===== TASK MATERIAL =====

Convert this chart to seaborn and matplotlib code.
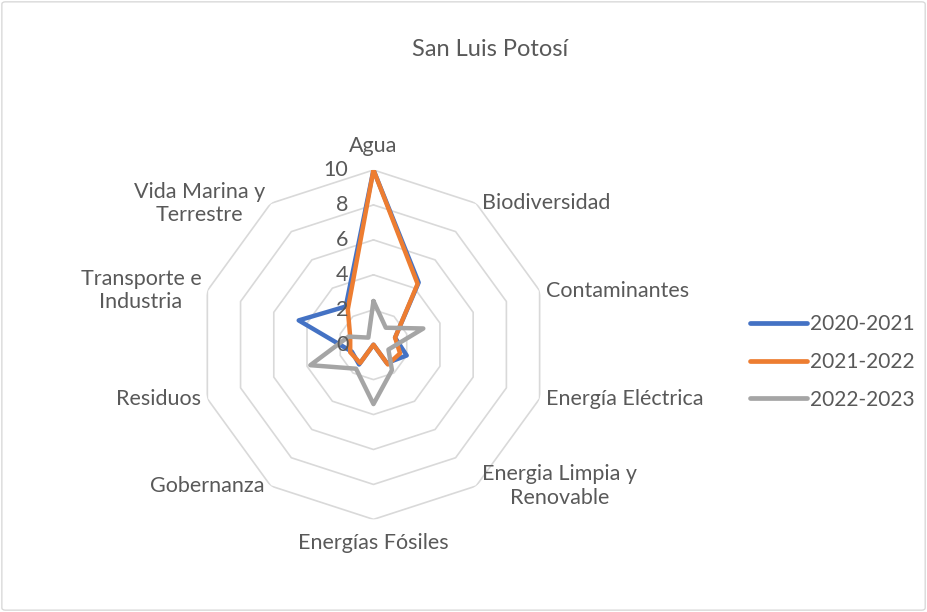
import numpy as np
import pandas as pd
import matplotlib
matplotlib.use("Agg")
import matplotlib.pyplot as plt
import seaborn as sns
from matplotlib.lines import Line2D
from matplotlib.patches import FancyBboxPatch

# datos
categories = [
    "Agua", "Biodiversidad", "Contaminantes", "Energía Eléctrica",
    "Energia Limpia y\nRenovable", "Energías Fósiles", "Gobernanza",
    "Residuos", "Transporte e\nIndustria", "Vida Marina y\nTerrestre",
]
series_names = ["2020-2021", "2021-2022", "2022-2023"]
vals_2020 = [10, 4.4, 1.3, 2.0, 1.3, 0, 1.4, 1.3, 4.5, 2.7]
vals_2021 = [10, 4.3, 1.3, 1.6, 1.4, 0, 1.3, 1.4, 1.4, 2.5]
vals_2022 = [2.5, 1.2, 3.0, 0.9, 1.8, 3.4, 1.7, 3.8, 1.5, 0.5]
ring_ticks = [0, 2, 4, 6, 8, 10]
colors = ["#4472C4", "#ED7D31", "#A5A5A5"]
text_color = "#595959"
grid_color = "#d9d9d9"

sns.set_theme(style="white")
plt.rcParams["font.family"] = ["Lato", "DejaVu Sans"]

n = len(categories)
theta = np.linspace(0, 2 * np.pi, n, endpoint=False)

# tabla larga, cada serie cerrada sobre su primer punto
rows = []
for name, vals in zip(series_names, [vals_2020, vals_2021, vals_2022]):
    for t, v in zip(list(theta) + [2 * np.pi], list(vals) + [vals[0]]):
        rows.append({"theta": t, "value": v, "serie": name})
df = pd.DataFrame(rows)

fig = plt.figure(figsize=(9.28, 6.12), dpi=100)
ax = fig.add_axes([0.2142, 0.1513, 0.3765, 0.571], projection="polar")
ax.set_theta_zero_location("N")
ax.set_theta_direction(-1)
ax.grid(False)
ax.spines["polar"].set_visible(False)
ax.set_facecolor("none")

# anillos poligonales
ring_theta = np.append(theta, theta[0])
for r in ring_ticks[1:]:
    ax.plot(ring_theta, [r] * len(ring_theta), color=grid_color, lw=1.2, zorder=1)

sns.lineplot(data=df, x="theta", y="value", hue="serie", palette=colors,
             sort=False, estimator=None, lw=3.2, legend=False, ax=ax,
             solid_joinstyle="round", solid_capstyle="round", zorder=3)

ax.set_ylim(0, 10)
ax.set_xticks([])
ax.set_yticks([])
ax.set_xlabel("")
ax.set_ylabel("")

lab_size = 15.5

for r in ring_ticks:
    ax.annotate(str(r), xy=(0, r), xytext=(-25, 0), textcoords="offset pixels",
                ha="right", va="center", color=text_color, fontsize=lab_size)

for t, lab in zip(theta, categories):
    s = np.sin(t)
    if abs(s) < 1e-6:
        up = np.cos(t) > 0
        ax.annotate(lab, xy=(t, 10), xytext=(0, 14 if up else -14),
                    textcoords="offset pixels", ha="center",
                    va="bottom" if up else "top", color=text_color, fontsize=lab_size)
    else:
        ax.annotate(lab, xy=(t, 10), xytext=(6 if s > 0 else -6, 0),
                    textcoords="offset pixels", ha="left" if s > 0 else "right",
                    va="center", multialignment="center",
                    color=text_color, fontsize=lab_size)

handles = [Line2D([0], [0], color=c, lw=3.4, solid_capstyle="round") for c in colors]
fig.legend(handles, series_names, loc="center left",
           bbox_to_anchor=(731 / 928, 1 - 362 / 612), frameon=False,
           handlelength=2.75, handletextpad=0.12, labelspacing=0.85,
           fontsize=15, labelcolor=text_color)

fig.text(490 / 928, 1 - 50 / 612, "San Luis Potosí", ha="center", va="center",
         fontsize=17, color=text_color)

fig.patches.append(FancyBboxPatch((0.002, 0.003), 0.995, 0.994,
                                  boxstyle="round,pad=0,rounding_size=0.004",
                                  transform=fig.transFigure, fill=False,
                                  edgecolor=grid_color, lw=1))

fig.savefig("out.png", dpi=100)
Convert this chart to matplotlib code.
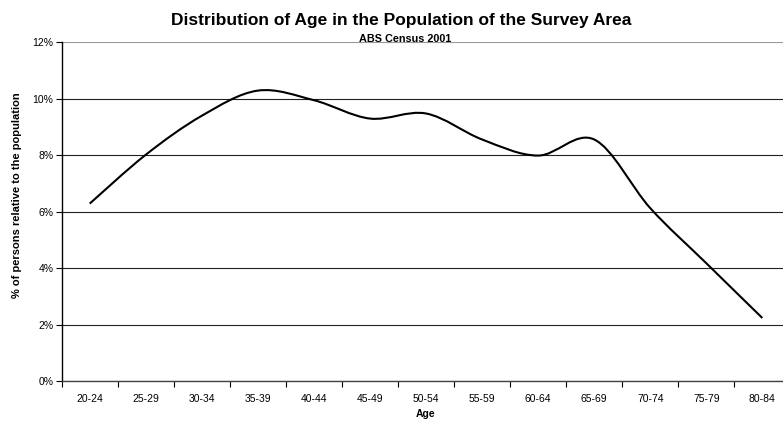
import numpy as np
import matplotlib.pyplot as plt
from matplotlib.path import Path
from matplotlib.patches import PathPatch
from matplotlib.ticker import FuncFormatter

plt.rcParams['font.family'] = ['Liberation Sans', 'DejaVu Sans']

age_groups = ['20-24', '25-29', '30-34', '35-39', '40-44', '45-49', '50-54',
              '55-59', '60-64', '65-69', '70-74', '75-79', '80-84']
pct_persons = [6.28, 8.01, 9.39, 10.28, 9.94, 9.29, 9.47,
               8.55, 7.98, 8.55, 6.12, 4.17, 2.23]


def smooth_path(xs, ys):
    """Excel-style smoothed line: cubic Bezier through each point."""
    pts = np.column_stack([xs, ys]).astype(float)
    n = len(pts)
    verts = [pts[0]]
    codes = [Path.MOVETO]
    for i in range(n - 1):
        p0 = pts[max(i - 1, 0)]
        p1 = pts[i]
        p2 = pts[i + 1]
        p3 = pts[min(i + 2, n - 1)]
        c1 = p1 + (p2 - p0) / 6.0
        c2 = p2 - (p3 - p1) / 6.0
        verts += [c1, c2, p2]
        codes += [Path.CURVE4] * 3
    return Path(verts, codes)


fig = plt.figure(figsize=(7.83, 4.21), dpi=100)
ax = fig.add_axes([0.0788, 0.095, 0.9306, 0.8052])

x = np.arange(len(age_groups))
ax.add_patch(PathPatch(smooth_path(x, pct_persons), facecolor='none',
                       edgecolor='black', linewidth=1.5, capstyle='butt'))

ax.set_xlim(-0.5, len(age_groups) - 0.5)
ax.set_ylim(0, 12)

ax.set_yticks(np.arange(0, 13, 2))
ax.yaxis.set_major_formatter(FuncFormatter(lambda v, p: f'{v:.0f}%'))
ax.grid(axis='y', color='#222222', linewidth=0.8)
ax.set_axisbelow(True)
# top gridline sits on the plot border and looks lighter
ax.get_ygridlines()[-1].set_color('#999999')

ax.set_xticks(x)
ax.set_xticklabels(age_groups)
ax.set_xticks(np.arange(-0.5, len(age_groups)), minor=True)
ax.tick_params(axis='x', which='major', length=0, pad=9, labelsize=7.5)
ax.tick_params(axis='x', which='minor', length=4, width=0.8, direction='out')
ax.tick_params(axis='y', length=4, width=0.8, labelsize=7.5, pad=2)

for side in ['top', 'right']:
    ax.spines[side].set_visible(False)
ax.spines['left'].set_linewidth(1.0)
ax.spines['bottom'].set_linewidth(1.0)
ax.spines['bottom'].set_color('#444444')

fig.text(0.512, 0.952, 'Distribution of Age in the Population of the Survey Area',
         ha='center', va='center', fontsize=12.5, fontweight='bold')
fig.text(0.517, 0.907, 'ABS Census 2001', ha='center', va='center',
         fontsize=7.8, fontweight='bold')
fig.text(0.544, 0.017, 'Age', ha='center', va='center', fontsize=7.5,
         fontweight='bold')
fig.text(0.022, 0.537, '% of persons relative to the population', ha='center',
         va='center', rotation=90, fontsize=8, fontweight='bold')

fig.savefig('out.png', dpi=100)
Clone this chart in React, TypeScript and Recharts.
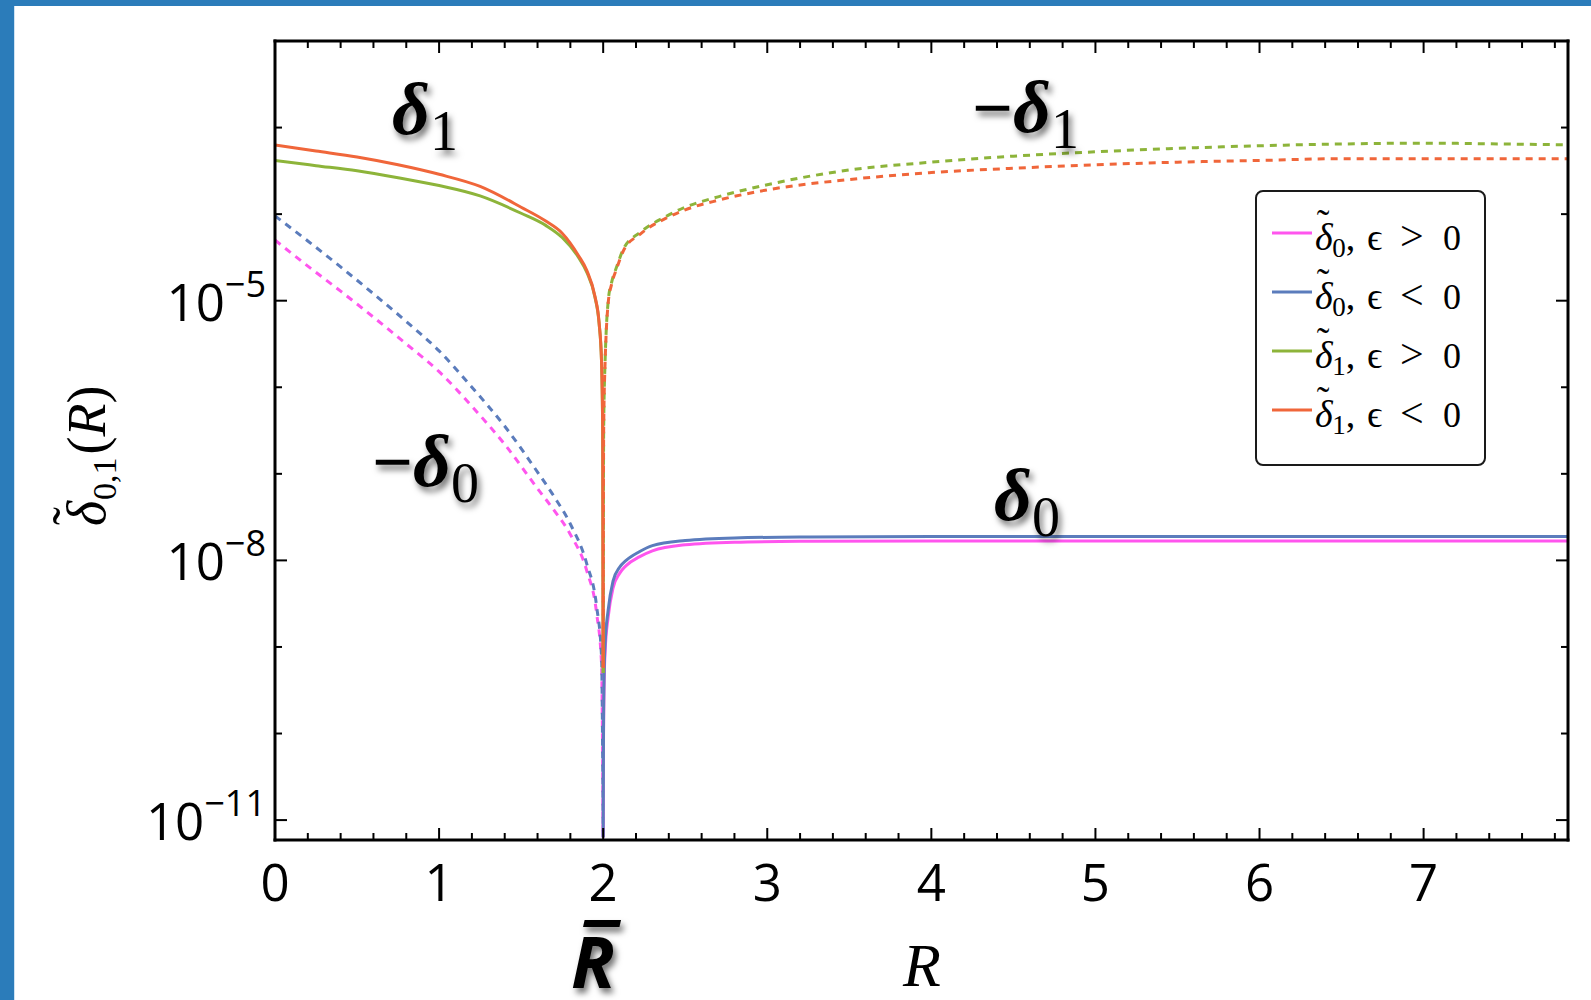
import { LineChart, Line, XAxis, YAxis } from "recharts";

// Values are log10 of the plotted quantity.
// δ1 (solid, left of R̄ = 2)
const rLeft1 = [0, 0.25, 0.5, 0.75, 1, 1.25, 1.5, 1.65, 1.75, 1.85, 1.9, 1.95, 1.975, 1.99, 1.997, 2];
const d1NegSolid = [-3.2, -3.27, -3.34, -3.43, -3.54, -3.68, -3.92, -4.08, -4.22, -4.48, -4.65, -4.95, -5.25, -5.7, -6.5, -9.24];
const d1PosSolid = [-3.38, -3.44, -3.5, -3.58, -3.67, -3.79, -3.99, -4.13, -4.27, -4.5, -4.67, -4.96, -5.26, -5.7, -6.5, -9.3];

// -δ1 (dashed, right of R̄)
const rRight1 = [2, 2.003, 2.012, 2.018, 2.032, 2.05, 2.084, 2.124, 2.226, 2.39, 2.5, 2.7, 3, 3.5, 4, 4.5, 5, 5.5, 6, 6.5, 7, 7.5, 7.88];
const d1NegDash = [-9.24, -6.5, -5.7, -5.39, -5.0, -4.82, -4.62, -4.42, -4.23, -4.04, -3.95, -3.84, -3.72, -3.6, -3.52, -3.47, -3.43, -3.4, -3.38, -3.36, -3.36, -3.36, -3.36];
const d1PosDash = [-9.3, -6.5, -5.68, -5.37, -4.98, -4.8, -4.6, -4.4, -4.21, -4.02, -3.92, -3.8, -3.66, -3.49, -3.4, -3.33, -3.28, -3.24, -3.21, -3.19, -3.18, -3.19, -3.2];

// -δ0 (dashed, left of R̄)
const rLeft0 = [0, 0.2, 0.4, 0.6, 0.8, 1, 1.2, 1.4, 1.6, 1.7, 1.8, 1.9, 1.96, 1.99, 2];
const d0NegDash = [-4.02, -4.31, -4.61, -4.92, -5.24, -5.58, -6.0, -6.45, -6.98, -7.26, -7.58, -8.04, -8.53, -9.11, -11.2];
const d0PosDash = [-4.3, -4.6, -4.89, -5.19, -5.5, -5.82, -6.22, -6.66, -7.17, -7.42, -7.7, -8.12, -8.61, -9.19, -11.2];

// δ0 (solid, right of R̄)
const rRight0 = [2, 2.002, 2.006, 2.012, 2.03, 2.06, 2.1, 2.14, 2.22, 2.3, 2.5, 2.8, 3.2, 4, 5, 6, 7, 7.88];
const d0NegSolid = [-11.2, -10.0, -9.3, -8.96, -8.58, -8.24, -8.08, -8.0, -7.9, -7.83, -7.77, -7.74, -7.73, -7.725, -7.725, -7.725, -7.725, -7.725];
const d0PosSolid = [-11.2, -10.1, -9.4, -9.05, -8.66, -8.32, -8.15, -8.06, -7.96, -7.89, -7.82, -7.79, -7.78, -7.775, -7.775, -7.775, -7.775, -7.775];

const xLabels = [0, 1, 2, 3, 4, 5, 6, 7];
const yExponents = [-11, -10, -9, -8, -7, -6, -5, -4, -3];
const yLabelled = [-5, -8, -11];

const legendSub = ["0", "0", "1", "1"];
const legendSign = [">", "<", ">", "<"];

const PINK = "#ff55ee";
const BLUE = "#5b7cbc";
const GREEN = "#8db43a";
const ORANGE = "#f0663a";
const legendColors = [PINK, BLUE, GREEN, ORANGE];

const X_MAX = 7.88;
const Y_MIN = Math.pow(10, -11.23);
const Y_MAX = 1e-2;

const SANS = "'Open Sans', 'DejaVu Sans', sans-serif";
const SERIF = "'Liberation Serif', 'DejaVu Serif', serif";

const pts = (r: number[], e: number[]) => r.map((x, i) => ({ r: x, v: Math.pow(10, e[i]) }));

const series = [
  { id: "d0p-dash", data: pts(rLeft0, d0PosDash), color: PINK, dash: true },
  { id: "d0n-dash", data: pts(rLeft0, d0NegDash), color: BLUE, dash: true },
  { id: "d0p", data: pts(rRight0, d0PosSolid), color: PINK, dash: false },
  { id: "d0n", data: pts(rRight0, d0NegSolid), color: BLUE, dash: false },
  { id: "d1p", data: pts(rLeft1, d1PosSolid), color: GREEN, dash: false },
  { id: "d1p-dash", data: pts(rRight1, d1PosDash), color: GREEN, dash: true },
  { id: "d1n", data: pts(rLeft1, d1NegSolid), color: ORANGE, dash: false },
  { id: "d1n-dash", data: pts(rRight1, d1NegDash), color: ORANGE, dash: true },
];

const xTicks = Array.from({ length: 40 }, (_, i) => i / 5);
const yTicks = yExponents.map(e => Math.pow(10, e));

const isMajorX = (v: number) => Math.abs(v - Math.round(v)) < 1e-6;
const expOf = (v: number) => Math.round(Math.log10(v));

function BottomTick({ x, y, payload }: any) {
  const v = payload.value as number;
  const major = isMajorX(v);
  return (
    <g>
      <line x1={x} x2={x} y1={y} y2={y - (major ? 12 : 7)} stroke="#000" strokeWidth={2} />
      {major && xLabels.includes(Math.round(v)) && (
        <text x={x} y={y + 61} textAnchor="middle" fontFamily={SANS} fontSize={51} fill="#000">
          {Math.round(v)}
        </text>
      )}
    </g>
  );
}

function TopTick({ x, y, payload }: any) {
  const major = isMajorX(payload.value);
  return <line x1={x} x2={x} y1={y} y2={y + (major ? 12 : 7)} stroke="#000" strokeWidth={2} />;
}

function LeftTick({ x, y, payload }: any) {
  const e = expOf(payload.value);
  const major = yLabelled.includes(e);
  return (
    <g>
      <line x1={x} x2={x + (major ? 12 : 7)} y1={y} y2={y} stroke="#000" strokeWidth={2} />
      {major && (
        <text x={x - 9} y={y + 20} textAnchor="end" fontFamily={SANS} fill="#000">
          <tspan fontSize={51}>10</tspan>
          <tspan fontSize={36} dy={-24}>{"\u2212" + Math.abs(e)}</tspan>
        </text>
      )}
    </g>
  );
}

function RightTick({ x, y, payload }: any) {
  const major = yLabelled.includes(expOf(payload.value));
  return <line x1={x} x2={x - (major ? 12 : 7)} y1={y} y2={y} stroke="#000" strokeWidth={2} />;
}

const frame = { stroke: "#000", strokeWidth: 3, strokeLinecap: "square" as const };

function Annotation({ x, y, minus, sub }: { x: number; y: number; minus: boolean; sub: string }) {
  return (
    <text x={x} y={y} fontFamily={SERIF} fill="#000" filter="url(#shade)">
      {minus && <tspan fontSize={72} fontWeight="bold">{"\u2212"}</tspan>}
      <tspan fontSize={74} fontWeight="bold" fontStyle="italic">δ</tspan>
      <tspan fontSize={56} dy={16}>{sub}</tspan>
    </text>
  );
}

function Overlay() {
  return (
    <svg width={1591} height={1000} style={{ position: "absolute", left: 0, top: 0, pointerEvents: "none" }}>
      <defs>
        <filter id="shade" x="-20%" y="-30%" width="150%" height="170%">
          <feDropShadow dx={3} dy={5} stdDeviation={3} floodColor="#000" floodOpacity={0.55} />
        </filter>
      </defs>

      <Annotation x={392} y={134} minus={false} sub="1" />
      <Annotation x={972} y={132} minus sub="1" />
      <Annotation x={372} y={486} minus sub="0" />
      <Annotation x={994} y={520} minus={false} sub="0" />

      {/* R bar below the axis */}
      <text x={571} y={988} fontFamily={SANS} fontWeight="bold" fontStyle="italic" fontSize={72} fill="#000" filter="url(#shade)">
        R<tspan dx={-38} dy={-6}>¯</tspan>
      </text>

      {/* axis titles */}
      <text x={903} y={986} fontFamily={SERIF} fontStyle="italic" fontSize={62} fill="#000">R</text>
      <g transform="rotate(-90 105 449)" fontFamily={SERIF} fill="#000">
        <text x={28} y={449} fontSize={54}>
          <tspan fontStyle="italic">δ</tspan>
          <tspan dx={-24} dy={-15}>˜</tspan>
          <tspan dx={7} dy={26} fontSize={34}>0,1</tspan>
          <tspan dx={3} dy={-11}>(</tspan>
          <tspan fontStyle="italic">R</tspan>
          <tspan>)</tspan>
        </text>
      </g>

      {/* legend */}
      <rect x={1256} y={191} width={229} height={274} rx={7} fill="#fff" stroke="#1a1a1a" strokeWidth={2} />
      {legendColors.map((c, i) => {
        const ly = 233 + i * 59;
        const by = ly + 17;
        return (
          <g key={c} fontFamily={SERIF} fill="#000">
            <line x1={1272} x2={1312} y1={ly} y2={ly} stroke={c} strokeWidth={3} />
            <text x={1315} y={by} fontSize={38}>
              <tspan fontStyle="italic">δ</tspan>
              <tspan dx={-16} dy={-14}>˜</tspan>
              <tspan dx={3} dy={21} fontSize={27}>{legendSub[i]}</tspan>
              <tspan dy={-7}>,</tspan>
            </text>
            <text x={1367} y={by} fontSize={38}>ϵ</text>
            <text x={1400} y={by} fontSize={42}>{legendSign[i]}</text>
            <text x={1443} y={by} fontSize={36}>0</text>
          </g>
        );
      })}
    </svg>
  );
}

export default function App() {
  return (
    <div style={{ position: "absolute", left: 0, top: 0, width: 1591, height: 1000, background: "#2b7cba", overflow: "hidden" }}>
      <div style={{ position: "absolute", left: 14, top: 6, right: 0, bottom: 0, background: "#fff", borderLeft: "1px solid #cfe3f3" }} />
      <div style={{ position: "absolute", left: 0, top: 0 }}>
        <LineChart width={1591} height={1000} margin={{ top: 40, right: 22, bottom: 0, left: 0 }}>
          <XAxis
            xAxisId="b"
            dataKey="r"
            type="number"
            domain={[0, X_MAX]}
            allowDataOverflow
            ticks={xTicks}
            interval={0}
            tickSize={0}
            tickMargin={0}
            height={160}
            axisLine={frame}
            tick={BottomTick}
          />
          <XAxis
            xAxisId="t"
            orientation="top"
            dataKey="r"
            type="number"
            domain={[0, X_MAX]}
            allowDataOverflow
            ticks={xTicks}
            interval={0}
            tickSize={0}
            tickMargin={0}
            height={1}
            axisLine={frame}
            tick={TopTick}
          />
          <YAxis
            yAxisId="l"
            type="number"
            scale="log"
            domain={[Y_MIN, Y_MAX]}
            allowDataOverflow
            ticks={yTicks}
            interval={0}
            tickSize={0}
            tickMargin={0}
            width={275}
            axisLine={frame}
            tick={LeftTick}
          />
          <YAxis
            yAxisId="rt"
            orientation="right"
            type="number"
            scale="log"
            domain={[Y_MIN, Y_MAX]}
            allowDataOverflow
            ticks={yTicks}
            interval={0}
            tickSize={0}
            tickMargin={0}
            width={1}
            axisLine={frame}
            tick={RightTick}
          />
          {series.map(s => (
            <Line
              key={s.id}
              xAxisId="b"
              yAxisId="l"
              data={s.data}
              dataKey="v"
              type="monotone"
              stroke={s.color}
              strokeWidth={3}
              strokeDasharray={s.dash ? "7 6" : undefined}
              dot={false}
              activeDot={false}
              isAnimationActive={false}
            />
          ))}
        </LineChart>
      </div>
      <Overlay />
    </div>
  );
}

=====

WHAT YOU NEED TO DO: Set down word for word the lines from the first entry through the line with "from matplotlib.patches import FancyBboxPatch", both included, omitting pictures.

RESPONSE TO THIS EXERCISE:
Convert this chart to seaborn and matplotlib code.
import numpy as np
import pandas as pd
import matplotlib
matplotlib.use("Agg")
import matplotlib.pyplot as plt
import seaborn as sns
from matplotlib.lines import Line2D
from matplotlib.patches import FancyBboxPatch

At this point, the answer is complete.